| PRESIDENT ANNOUNCES
PLAN TO INCREASE SCIENCE FUNDING
As Dr. Harold Varmus, Director of the National Institutes of Health,
looked on from his seat next to the First Lady at the State of the Union
address on January 27, President Clinton announced a new plan to boost
funding for civilian research and development (R&D). Describing
it as a “gift to the millennium,” the President proposed “a 21st Century
Research Fund for path-breaking scientific inquiry—the largest funding
increase in history for the National Institutes of Health, the National
Science Foundation, and the National Cancer Institute.”
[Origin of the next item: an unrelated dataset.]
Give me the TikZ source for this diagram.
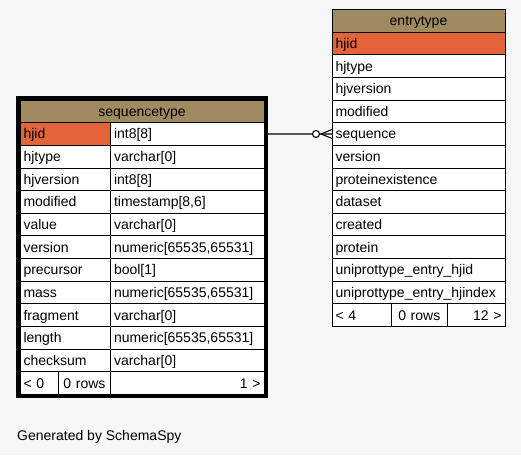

The President’s announcement follows close on the heels of other recent
proposals from Members of Congress to promote nondefense research, particularly
in the biomedical arena. Last May, the Senate passed a resolution
introduced by Sen. Connie Mack (R-FL) stating that the federal support
for biomedical research should double over the next five years. Later
in 1997, Sen. Phil Gramm (R-TX) and Sen. Joseph Lieberman (D-CT) introduced
the National Research Investment Act (S. 1305), a bill to double nondefense
basic research over the next ten years. Rep. Joseph Kennedy (D-MA)
plans to offer similar legislation on the House side early in this session.
The specifics of the President’s proposed research fund were fleshed
out in the FY 1999 budget request that was submitted to the Congress early
in February. The Research Fund for America is one of three special
funds established in the budget (the other two are for transportation and
environmental resources). The Research Fund includes a set of domestic
discretionary programs from several different R&D agencies which received
a total of $28.9 billion in FY 1998. The Fund would increase the
programs’ funding by eight percent to $31.1 billion. Only $27.1 billion
of these funds, less than the FY 1998 level, come from regular discretionary
spending within the existing caps. The remaining $4 billion, essentially
all of the requested increase for nondefense R&D, will be provided
by receipts from a tobacco settlement.
Almost half of the dollars from the proposed Research Fund are directed
at health-related science and technology. The Administration is proposing
a five-year plan to increase the NIH research budget by almost 50 percent.
Within that, funding for the National Cancer Institute would go up by 65
percent, reflecting the critical role of the tobacco settlement to the
R&D increases.
The Fund proposed by the President is nothing but good news for a science
community that was expecting federal R&D funds to continue to evaporate
well into the next century. However, the Research Fund and other
proposed increases in the budget request are being criticized on Capitol
Hill. Of particular concern is the Administration’s dependence on
tobacco settlement money. In order to enact the proposed discretionary
spending increases, Congress would have to draft and enact tobacco legislation
this year. The alternatives, raising the discretionary caps, raising
taxes, or cutting non-R&D programs, are politically unpleasant.
Funding questions aside, President Clinton’s State of the Union speech
and the budget request clearly established that funding for science is
rightfully a concern for all Americans and set it as a national priority
for this congressional session. With the stage already set by science-boosting
legislation, his comments haven’t fallen on deaf ears.